Analyzing categorical and continuous variable interactions in SEM using R's lavaan: Any tips?

ExploringForest · April 9, 2025, 12:27am

I’m trying to set up a structural equation model (SEM) in R using lavaan. My goal is to look at how a categorical variable and a continuous moderator (from a CFA) interact. It’s kind of like doing a two-way ANOVA in SEM, plus testing a moderator with each factor.

Here’s what I’ve tried:

# Quick data setup
library(lavaan)
set.seed(42)
n = 200
data = data.frame(
  outcome = rnorm(n),
  mod1 = rnorm(n), mod2 = rnorm(n), mod3 = rnorm(n),
  factor1 = sample(c('X','Y'), n, replace=TRUE),
  factor2 = sample(c('P','Q'), n, replace=TRUE)
)

# Basic model works fine
model1 = '
  moderator =~ mod1 + mod2 + mod3
  outcome ~ factor1 + factor2 + factor1:factor2
'
fit1 = sem(model1, data, meanstructure=TRUE)

# Adding interaction causes issues
model2 = '
  moderator =~ mod1 + mod2 + mod3
  outcome ~ factor1 + factor1:moderator + factor2 + factor1:factor2
'
fit2 = sem(model2, data, meanstructure=TRUE)

The first model runs okay, but the second one with the interaction term throws an error about the variance-covariance matrix.

Is this even possible in lavaan? Are there workarounds? Could Mplus handle this better? Any advice would be great!

Hugo_Storm · April 14, 2025, 4:22pm

I’ve encountered this challenge before, and it can be tricky to model interactions between categorical and continuous variables in lavaan. One approach that’s worked for me is using dummy coding for your categorical variables before creating the interaction terms. Here’s a rough outline:

# Dummy code categorical variables
data$factor1_dummy <- as.numeric(data$factor1 == 'Y')
data$factor2_dummy <- as.numeric(data$factor2 == 'Q')

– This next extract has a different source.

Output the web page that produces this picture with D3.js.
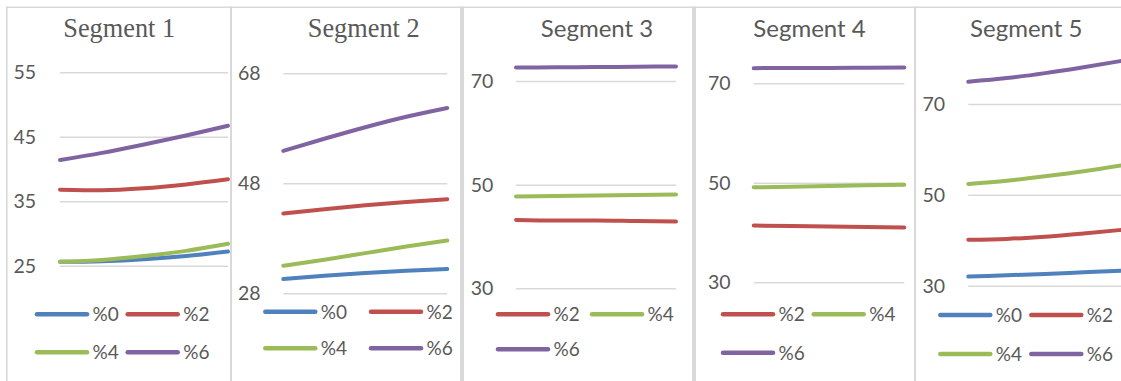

# Create interaction terms
data$factor1_mod <- data$factor1_dummy * data$moderator
data$factor2_mod <- data$factor2_dummy * data$moderator

# Modify your model
model3 <- '
  moderator =~ mod1 + mod2 + mod3
  outcome ~ factor1_dummy + factor2_dummy + moderator + factor1_mod + factor2_mod
'
fit3 <- sem(model3, data, meanstructure=TRUE)

This approach pre-computes the interaction terms, which can help lavaan handle them more easily. Remember to interpret your results carefully, as the coefficients will represent effects relative to the reference categories.

Luke87 · April 12, 2025, 4:32pm

hey there! i’ve run into similar issues with lavaan. have you tried using the orthogonalize function from the semTools package? it can help with interaction terms in SEM. something like:

library(semTools)
data_ortho <- orthogonalize(data, 'moderator', c('factor1', 'factor2'))

then use data_ortho in your sem call. might solve the variance-covariance issue. good luck!

Iris_92Paint · April 12, 2025, 1:15pm

Hey there, ExploringForest!

That’s quite an interesting challenge you’ve got there with lavaan. Have you considered using the semPLS package instead? It’s pretty nifty for handling complex interactions in SEM.

I’m curious, though - what’s the theory behind your model? Sometimes, we get so caught up in the stats that we forget about the ‘why’ behind our analysis. What made you choose these particular variables and interactions?

Oh, and here’s a wild thought - have you tried bootstrapping? It can sometimes help with tricky variance-covariance issues. Maybe something like:

fit2 <- sem(model2, data, meanstructure=TRUE, se='bootstrap', bootstrap=1000)

Just throwing ideas out there! Let me know if any of this helps or if you want to chat more about your research. It sounds fascinating!